## Begin

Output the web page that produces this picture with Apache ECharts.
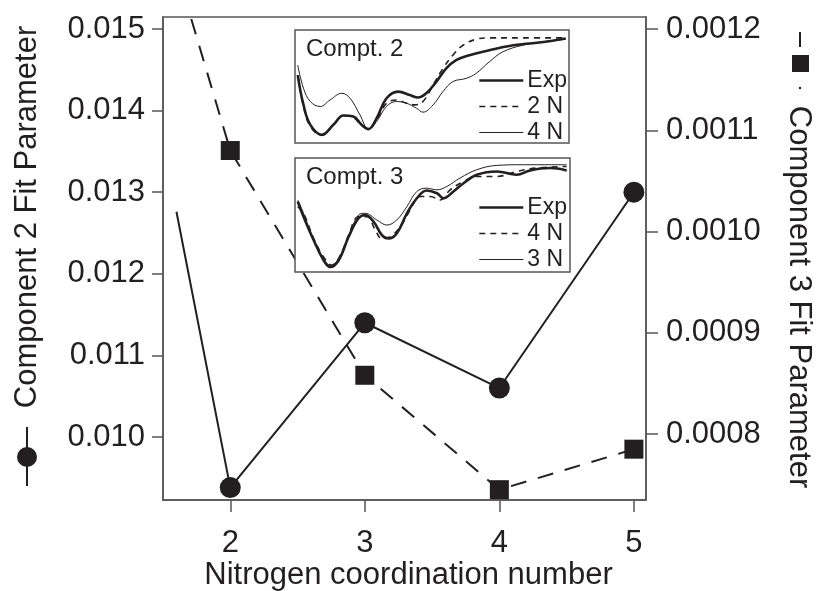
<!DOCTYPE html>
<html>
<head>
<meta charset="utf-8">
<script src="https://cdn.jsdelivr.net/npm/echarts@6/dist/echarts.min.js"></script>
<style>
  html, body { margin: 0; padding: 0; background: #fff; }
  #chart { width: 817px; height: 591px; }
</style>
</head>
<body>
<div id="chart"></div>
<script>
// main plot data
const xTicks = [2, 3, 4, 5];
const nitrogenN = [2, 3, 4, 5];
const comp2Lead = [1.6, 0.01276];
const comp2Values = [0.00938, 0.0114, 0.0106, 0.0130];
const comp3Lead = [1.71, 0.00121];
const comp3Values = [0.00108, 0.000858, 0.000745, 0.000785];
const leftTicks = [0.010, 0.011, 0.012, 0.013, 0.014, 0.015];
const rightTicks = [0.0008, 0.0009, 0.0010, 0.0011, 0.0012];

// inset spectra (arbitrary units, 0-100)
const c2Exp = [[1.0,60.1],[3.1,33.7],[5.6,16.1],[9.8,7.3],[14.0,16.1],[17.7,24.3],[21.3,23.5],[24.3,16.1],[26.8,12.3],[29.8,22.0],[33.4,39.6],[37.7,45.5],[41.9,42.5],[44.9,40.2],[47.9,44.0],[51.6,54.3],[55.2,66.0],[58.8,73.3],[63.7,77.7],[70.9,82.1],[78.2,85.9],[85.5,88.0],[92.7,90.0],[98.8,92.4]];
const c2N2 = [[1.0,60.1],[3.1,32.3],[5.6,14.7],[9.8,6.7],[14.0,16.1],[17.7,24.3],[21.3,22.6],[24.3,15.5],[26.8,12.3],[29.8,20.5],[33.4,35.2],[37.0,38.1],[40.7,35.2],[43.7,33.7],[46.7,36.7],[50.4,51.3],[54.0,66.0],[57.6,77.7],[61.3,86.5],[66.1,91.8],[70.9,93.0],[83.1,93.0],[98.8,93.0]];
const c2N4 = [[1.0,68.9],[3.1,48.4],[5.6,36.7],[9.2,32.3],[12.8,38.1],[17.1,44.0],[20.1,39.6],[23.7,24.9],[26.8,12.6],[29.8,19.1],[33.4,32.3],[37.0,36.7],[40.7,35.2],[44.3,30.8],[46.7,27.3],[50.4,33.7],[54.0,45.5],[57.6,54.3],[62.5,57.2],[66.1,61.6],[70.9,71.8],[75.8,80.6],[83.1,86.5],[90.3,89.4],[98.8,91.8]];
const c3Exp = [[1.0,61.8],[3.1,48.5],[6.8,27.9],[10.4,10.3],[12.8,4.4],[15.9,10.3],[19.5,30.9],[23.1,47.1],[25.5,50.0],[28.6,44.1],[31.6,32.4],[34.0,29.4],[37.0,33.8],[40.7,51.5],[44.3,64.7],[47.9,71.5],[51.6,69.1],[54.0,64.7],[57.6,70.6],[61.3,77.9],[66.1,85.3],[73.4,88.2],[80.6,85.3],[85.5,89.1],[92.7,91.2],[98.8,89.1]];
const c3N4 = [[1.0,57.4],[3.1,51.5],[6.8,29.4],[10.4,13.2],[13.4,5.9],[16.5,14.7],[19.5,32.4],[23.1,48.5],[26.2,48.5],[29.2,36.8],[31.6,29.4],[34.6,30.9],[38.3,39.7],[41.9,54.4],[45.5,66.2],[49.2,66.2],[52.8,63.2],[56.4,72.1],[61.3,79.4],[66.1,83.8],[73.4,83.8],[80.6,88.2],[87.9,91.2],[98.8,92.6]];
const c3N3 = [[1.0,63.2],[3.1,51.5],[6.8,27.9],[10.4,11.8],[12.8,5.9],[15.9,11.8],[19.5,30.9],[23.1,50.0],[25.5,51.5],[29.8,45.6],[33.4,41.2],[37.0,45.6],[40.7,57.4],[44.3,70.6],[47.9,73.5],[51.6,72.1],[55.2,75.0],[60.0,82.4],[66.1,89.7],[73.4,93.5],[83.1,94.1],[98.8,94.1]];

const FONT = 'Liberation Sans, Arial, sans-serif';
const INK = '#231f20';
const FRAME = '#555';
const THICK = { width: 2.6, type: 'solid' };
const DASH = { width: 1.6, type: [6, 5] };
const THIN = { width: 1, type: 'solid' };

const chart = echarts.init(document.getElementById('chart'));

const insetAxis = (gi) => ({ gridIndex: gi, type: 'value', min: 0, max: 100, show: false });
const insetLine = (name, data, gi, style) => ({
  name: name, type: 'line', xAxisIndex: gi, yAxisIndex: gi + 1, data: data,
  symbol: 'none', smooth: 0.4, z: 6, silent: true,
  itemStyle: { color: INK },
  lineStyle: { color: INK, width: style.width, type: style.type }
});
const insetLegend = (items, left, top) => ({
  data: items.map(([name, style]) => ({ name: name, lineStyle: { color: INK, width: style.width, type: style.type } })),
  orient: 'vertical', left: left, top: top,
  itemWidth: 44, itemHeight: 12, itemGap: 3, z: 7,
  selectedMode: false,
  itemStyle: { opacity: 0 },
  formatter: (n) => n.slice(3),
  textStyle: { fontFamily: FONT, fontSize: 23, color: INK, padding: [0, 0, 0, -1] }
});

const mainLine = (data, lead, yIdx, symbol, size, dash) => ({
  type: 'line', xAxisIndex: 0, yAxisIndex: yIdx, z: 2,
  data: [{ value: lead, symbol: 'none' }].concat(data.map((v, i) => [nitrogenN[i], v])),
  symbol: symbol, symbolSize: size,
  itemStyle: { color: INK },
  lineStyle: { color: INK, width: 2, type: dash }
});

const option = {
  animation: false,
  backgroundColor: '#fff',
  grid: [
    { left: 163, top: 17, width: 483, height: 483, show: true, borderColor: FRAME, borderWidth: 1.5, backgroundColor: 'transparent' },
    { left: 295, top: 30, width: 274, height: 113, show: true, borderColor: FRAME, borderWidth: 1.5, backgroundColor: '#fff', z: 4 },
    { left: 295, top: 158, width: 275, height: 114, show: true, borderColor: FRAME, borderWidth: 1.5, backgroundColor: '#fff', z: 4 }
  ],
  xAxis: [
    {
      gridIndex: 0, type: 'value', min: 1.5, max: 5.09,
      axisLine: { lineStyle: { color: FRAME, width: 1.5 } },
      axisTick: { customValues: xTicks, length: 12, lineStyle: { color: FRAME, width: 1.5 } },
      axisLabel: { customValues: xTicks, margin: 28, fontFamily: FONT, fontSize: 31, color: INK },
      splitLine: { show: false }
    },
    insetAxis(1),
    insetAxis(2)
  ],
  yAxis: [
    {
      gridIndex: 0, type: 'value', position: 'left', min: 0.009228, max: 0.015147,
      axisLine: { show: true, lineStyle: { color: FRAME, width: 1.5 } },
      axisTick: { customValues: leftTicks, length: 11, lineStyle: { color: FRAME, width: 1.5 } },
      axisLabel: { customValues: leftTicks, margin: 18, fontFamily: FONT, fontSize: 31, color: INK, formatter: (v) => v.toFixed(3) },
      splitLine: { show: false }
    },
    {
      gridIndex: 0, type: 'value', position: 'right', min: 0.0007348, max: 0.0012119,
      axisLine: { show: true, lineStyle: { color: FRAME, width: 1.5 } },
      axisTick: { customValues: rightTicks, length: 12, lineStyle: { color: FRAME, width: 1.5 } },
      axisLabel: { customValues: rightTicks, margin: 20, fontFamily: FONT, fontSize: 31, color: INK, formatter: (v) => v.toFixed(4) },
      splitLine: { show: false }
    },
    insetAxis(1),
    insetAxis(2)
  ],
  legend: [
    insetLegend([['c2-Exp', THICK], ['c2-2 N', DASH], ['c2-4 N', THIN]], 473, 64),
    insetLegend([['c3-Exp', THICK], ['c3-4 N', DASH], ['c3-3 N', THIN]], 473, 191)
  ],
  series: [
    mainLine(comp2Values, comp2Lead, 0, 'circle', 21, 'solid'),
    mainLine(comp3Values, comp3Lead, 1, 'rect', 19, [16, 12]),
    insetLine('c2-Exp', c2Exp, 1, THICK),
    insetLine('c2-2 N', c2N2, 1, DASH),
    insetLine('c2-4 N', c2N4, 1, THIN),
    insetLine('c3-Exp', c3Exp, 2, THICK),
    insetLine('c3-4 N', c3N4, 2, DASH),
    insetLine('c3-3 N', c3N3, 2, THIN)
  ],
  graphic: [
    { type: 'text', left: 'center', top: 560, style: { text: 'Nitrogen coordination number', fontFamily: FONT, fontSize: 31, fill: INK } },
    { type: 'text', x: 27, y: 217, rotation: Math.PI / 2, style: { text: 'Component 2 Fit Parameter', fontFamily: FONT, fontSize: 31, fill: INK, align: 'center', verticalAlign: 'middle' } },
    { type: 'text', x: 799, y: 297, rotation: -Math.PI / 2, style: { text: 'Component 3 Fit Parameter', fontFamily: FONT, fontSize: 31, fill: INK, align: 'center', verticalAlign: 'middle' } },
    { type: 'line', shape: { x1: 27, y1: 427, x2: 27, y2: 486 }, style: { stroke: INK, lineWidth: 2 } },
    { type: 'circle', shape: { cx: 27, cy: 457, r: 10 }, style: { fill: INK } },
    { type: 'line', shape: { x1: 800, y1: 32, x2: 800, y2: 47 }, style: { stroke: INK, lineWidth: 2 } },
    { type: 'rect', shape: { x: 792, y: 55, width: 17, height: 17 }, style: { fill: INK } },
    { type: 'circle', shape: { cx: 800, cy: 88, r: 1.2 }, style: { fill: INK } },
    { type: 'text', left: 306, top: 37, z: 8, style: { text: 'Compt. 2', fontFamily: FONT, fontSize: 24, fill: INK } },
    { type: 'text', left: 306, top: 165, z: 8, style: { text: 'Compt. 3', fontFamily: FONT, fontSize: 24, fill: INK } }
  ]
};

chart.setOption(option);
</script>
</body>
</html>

## End

> [Your instructions]
Everything from the top line of the data down to and including the line with "const rightTicks = [0.0008, 0.0009, 0.0010, 0.0011, 0.0012];" is to be copied, except the pictures.

> [Written solution]
Output the web page that produces this picture with Apache ECharts.
<!DOCTYPE html>
<html>
<head>
<meta charset="utf-8">
<script src="https://cdn.jsdelivr.net/npm/echarts@6/dist/echarts.min.js"></script>
<style>
  html, body { margin: 0; padding: 0; background: #fff; }
  #chart { width: 817px; height: 591px; }
</style>
</head>
<body>
<div id="chart"></div>
<script>
// main plot data
const xTicks = [2, 3, 4, 5];
const nitrogenN = [2, 3, 4, 5];
const comp2Lead = [1.6, 0.01276];
const comp2Values = [0.00938, 0.0114, 0.0106, 0.0130];
const comp3Lead = [1.71, 0.00121];
const comp3Values = [0.00108, 0.000858, 0.000745, 0.000785];
const leftTicks = [0.010, 0.011, 0.012, 0.013, 0.014, 0.015];
const rightTicks = [0.0008, 0.0009, 0.0010, 0.0011, 0.0012];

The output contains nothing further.